Monday, December 05, 2005

Movie #3

3: A Clockwork Orange

In a futuristic Britain, a gang of teenagers go on the rampage every night, beating and raping helpless victims. After one of the boys quells an uprising in the gang, they knock him out and leave him for the police to find. He agrees to try "aversion therapy" to shorten his jail sentence. When he is eventually let out, he hates violence, but the rest of his gang members are still after him.

Not to be confused with it's porno equivalent (Clockwork Orgy) this movie is brilliant. It's about how once a man ceases to be able to choose, he ceases to be a man. I never understood what the title meant, but apparently, it's because aversion therapy turns people into "Clockwork oranges" (Ourang being the Malay word for Man.) Also, hearing Beethoven's 9th Symphony has the same effect on Alex as the thought of violence, but then I realized that Stanley Kubrick does the same thing to the audience by showing really violent scene to light and easy songs. For example, now whenever I hear "The Thieving Magpie" by Rossini, I think of that rape scene in the Derelict Casino with Billy Boy and his gang. And anyone who has seen this movie knows that "Singin' in the Rain" is an *excellent* tune to stomp somebody's guts out to! If we are going to experience these scenes as we should, we have to do it consciously, by realising they are bad, and not because the director tells us so through the use of music and images. I think that's what Kubrick was trying to accomplish. I just like the way the movie messes with your mind like that, it's great.

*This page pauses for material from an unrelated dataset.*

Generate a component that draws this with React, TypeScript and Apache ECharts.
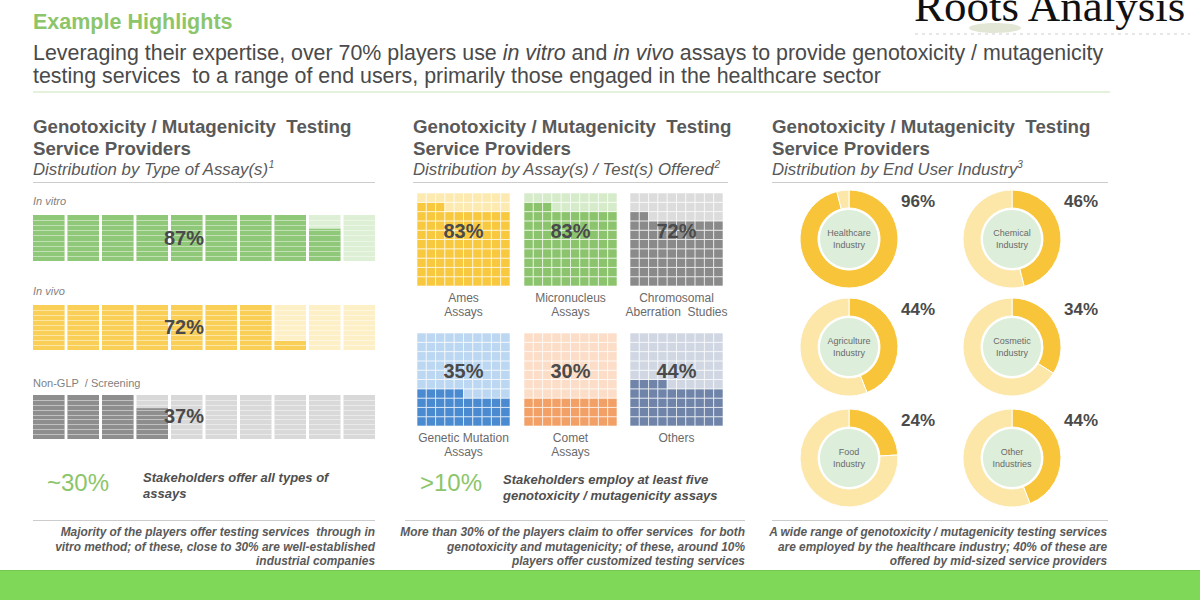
import React, { useEffect, useRef } from "react";
import * as echarts from "echarts";

// ---------- DATA ----------
const assayTypes = ["In vitro", "In vivo", "Non-GLP  / Screening"];
const assayTypeValues = [87, 72, 37];

const assayTests = [
  "Ames\nAssays",
  "Micronucleus\nAssays",
  "Chromosomal\nAberration  Studies",
  "Genetic Mutation\nAssays",
  "Comet\nAssays",
  "Others",
];
const assayTestValues = [83, 83, 72, 35, 30, 44];

const industries = [
  "Healthcare\nIndustry",
  "Chemical\nIndustry",
  "Agriculture\nIndustry",
  "Cosmetic\nIndustry",
  "Food\nIndustry",
  "Other\nIndustries",
];
const industryValues = [96, 46, 44, 34, 24, 44];

const panelTitle = "Genotoxicity / Mutagenicity  Testing\nService Providers";
const panelSubtitles = [
  "Distribution by Type of Assay(s){s|1}",
  "Distribution by Assay(s) / Test(s) Offered{s|2}",
  "Distribution by End User Industry{s|3}",
];
const highlights = ["~30%", ">10%"];
const highlightTexts = [
  "Stakeholders offer all types of\nassays",
  "Stakeholders employ at least five\ngenotoxicity / mutagenicity assays",
];
const footnotes = [
  "Majority of the players offer testing services  through in\nvitro method; of these, close to 30% are well-established\nindustrial companies",
  "More than 30% of the players claim to offer services  for both\ngenotoxicity and mutagenicity; of these, around 10%\nplayers offer customized testing services",
  "A wide range of genotoxicity / mutagenicity testing services\nare employed by the healthcare industry; 40% of these are\noffered by mid-sized service providers",
];

// ---------- LAYOUT / STYLE ----------
const FONT = "'Liberation Sans', Arial, Helvetica, sans-serif";
const TXT = "#595959";
const barLayout = [
  { top: 215, height: 46, labelY: 201, pctY: 238 },
  { top: 305, height: 45, labelY: 291, pctY: 327 },
  { top: 395, height: 44, labelY: 383, pctY: 416 },
];
const barColors = [
  ["#8FC878", "#DDEFD4"],
  ["#F9CF57", "#FDEFC6"],
  ["#8E8E8E", "#D9D9D9"],
];
const waffleLayout = [
  { left: 417, top: 193 },
  { left: 524, top: 193 },
  { left: 630, top: 193 },
  { left: 417, top: 333 },
  { left: 524, top: 333 },
  { left: 630, top: 333 },
];
const WSIZE = 93;
const waffleColors = [
  ["#F8C93F", "#FCEAB0"],
  ["#8CC46E", "#D5EBC9"],
  ["#8A8A8A", "#DCDCDC"],
  ["#4A8AD0", "#BCD7F1"],
  ["#F2A065", "#FCDDC7"],
  ["#6F84A8", "#D0D7E3"],
];
const donutCenters = [
  [849, 239],
  [1012, 239],
  [849, 347],
  [1012, 347],
  [849, 458],
  [1012, 458],
];
const panelX = [33, 413, 772];
const panelRight = [375, 728, 1108];

export default function App() {
  const ref = useRef<HTMLDivElement>(null);

  useEffect(() => {
    const chart = echarts.init(ref.current!, null, { renderer: "svg" });

    const grids: any[] = [];
    const xAxes: any[] = [];
    const yAxes: any[] = [];
    const series: any[] = [];
    const graphics: any[] = [];

    // ----- Left panel: striped block bars -----
    assayTypeValues.forEach((v, i) => {
      const L = barLayout[i];
      grids.push({ left: 33, width: 345, top: L.top, height: L.height });
      xAxes.push({ gridIndex: grids.length - 1, type: "value", min: 0, max: 10, show: false });
      yAxes.push({ gridIndex: grids.length - 1, type: "value", min: 0, max: 1, show: false });
      const data = Array.from({ length: 10 }, (_, k) => [k, Math.max(0, Math.min(1, v / 10 - k))]);
      const [dark, light] = barColors[i];
      series.push({
        type: "custom",
        xAxisIndex: grids.length - 1,
        yAxisIndex: grids.length - 1,
        silent: true,
        z: 1,
        data,
        renderItem: (params: any, api: any) => {
          const k = api.value(0);
          const f = api.value(1);
          const p0 = api.coord([k, 0]);
          const p1 = api.coord([k + 1, 1]);
          const x = p0[0];
          const w = p1[0] - p0[0] - 3;
          const yb = p0[1];
          const yt = p1[1];
          const h = yb - yt;
          const children: any[] = [
            { type: "rect", shape: { x, y: yt, width: w, height: h }, style: { fill: light } },
            { type: "rect", shape: { x, y: yb - h * f, width: w, height: h * f }, style: { fill: dark } },
          ];
          for (let s = 1; s < 9; s++) {
            const yy = Math.round(yt + (h * s) / 9) + 0.5;
            children.push({
              type: "line",
              shape: { x1: x, y1: yy, x2: x + w, y2: yy },
              style: { stroke: "rgba(255,255,255,0.45)", lineWidth: 1 },
            });
          }
          return { type: "group", children };
        },
      });
      graphics.push({
        type: "text",
        x: 33,
        y: L.labelY,
        style: {
          text: assayTypes[i],
          font: `${i < 2 ? "italic " : ""}11px ${FONT}`,
          fill: "#7f7f7f",
          textVerticalAlign: "middle",
          verticalAlign: "middle",
        },
      });
      graphics.push({
        type: "text",
        z: 100,
        x: 184,
        y: L.pctY,
        style: {
          text: v + "%",
          font: `bold 20px ${FONT}`,
          fill: "#4a4a4a",
          textAlign: "center",
          align: "center",
          textVerticalAlign: "middle",
          verticalAlign: "middle",
        },
      });
    });

    // ----- Middle panel: 10x10 waffles -----
    assayTestValues.forEach((v, i) => {
      const L = waffleLayout[i];
      grids.push({ left: L.left, top: L.top, width: WSIZE, height: WSIZE });
      xAxes.push({ gridIndex: grids.length - 1, type: "value", min: 0, max: 10, show: false });
      yAxes.push({ gridIndex: grids.length - 1, type: "value", min: 0, max: 10, show: false });
      const data: number[][] = [];
      for (let r = 0; r < 10; r++)
        for (let c = 0; c < 10; c++) data.push([c, r, r * 10 + c < v ? 1 : 0]);
      const [dark, light] = waffleColors[i];
      series.push({
        type: "custom",
        xAxisIndex: grids.length - 1,
        yAxisIndex: grids.length - 1,
        silent: true,
        z: 1,
        data,
        renderItem: (params: any, api: any) => {
          const c = api.value(0);
          const r = api.value(1);
          const on = api.value(2);
          const p0 = api.coord([c, r]);
          const p1 = api.coord([c + 1, r + 1]);
          return {
            type: "rect",
            shape: { x: p0[0], y: p1[1], width: p1[0] - p0[0], height: p0[1] - p1[1] },
            style: { fill: on ? dark : light, stroke: "rgba(255,255,255,0.6)", lineWidth: 1 },
          };
        },
      });
      graphics.push({
        type: "text",
        z: 100,
        x: L.left + WSIZE / 2,
        y: L.top + 38,
        style: {
          text: v + "%",
          font: `bold 20px ${FONT}`,
          fill: "#4a4a4a",
          textAlign: "center",
          align: "center",
          textVerticalAlign: "middle",
          verticalAlign: "middle",
        },
      });
      graphics.push({
        type: "text",
        x: L.left + WSIZE / 2,
        y: L.top + 98,
        style: {
          text: assayTests[i],
          font: `12px ${FONT}`,
          lineHeight: 14,
          fill: "#6a6a6a",
          textAlign: "center",
          align: "center",
          textVerticalAlign: "top",
          verticalAlign: "top",
        },
      });
    });

    // ----- Right panel: donuts -----
    industryValues.forEach((v, i) => {
      const [cx, cy] = donutCenters[i];
      series.push({
        type: "pie",
        silent: true,
        center: [cx, cy],
        radius: [31, 49],
        startAngle: 90,
        clockwise: true,
        label: { show: false },
        labelLine: { show: false },
        itemStyle: { borderColor: "#fff", borderWidth: 1 },
        data: [
          { name: industries[i], value: v, itemStyle: { color: "#F8C53A" } },
          { name: "rest", value: 100 - v, itemStyle: { color: "#FCE7A9" } },
        ],
      });
      series.push({
        type: "pie",
        silent: true,
        center: [cx, cy],
        radius: [0, 29],
        label: {
          show: true,
          position: "center",
          formatter: "{b}",
          fontSize: 9,
          lineHeight: 12,
          color: "#6a6a6a",
          fontFamily: FONT,
        },
        labelLine: { show: false },
        data: [{ name: industries[i], value: 1, itemStyle: { color: "#DDEEDA" } }],
      });
      graphics.push({
        type: "text",
        z: 100,
        x: cx + 69,
        y: cy - 38,
        style: {
          text: v + "%",
          font: `bold 17px ${FONT}`,
          fill: "#4a4a4a",
          textAlign: "center",
          align: "center",
          textVerticalAlign: "middle",
          verticalAlign: "middle",
        },
      });
    });

    // ----- Header -----
    graphics.push({
      type: "text",
      x: 33,
      y: 22,
      style: {
        text: "Example Highlights",
        font: `bold 21.5px ${FONT}`,
        fill: "#8CC56A",
        textVerticalAlign: "middle",
        verticalAlign: "middle",
      },
    });
    graphics.push({
      type: "text",
      x: 33,
      y: 41,
      style: {
        text:
          "Leveraging their expertise, over 70% players use {i|in vitro} and {i|in vivo} assays to provide genotoxicity / mutagenicity\ntesting services  to a range of end users, primarily those engaged in the healthcare sector",
        fontSize: 21.4,
        fontFamily: FONT,
        lineHeight: 23,
        fill: "#4a4a4a",
        rich: {
          i: { fontStyle: "italic", fontSize: 21.4, fontFamily: FONT, fill: "#4a4a4a", lineHeight: 23 },
        },
        textVerticalAlign: "top",
        verticalAlign: "top",
      },
    });
    graphics.push({
      type: "line",
      shape: { x1: 33, y1: 92, x2: 1110, y2: 92 },
      style: { stroke: "#C9E3B8", lineWidth: 1 },
    });

    // Logo
    graphics.push({
      type: "text",
      x: 914,
      y: 6,
      style: {
        text: "Roots Analysis",
        font: `45px 'Liberation Serif', 'Times New Roman', serif`,
        fill: "#111",
        textVerticalAlign: "middle",
        verticalAlign: "middle",
      },
    });
    graphics.push({
      type: "ellipse",
      shape: { cx: 995, cy: 28, rx: 26, ry: 5 },
      style: { fill: "rgba(190,200,160,0.45)" },
    });
    graphics.push({
      type: "line",
      shape: { x1: 915, y1: 34, x2: 1190, y2: 34 },
      style: { stroke: "#cfcfcf", lineWidth: 1, lineDash: [3, 4] },
    });

    // Panel headers, separators, footnotes
    [0, 1, 2].forEach((p) => {
      const x = panelX[p];
      graphics.push({
        type: "text",
        x,
        y: 115,
        style: {
          text: panelTitle,
          font: `bold 18.7px ${FONT}`,
          lineHeight: 22,
          fill: TXT,
          textVerticalAlign: "top",
          verticalAlign: "top",
        },
      });
      graphics.push({
        type: "text",
        x,
        y: 169,
        style: {
          text: panelSubtitles[p],
          fontSize: 16.8,
          fontStyle: "italic",
          fontFamily: FONT,
          fill: TXT,
          lineHeight: 19,
          rich: {
            s: { fontSize: 10, fontStyle: "italic", fontFamily: FONT, fill: TXT, verticalAlign: "top", lineHeight: 19 },
          },
          textVerticalAlign: "middle",
          verticalAlign: "middle",
        },
      });
      graphics.push({
        type: "line",
        shape: { x1: x, y1: 182.5, x2: panelRight[p], y2: 182.5 },
        style: { stroke: "#cccccc", lineWidth: 1 },
      });
      graphics.push({
        type: "line",
        shape: { x1: p === 1 ? 405 : x, y1: 520.5, x2: panelRight[p] + (p === 1 ? 17 : 0), y2: 520.5 },
        style: { stroke: "#cccccc", lineWidth: 1 },
      });
      graphics.push({
        type: "text",
        x: p === 0 ? 375 : p === 1 ? 745 : 1107,
        y: 525,
        style: {
          text: footnotes[p],
          font: `italic bold 11.9px ${FONT}`,
          lineHeight: 14.5,
          fill: "#5a5a5a",
          textAlign: "right",
          align: "right",
          textVerticalAlign: "top",
          verticalAlign: "top",
        },
      });
    });

    // Highlights
    [
      { x: 47, tx: 143, ty: 469 },
      { x: 420, tx: 503, ty: 471 },
    ].forEach((h, k) => {
      graphics.push({
        type: "text",
        x: h.x,
        y: 482,
        style: {
          text: highlights[k],
          font: `24px ${FONT}`,
          fill: "#8CC56A",
          textVerticalAlign: "middle",
          verticalAlign: "middle",
        },
      });
      graphics.push({
        type: "text",
        x: h.tx,
        y: h.ty,
        style: {
          text: highlightTexts[k],
          font: `italic bold 13px ${FONT}`,
          lineHeight: 16,
          fill: "#4f4f4f",
          textVerticalAlign: "top",
          verticalAlign: "top",
        },
      });
    });

    // Bottom band
    graphics.push({
      type: "rect",
      shape: { x: 0, y: 570, width: 1200, height: 30 },
      style: { fill: "#7FD858" },
    });
    graphics.push({
      type: "line",
      shape: { x1: 0, y1: 570.5, x2: 1200, y2: 570.5 },
      style: { stroke: "#72C84E", lineWidth: 1 },
    });

    const option: any = {
      animation: false,
      backgroundColor: "#ffffff",
      grid: grids,
      xAxis: xAxes,
      yAxis: yAxes,
      series,
      graphic: { elements: graphics },
    };
    chart.setOption(option);
    return () => chart.dispose();
  }, []);

  return (
    <div
      ref={ref}
      style={{ position: "absolute", left: 0, top: 0, width: 1200, height: 600, background: "#fff" }}
    />
  );
}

Also, similar to Trainspotting, you pretty much need to use a dictionary to get through this one. I guess you don't if you can figure out what's being said in this scene:

Dim: Yarbles! Great bolshy yarblockos to you. I'll meet you with chain or nozh or britva anytime. I'm not having you aiming tolchocks at me reasonless. It stands to reason, I won't have it.
Alex: A nozh scrap anytime you say.
Dim: Doobiedoob, a bit tired maybe, best not to say more. Bedways is rightways now, so best we go homeways and get a bit of spatchka. Right-right?

The vernacular spoken by the characters is called "Nadsat" and is kind of a Russian spin on the English language. You can read all about it here. In fact, the first edition of the novel by Anthony Burgess contained so much Nadsat that it was virtually indecipherable. A Nadsat glossary had to be added to all subsequent editions.

A Clockwork Orange was nominated for four Oscars including Best Picture but won sweet FA. It lost to The French Connection for all four.

1 comment:

Adam said...

Just a little comment to gross out everyone who's already a little grossed out by the picture...

Malcolm MacDowell was temporarily blinded because of a corneal scratch and developed an intense fear of eyedrops as a result of filming this scene.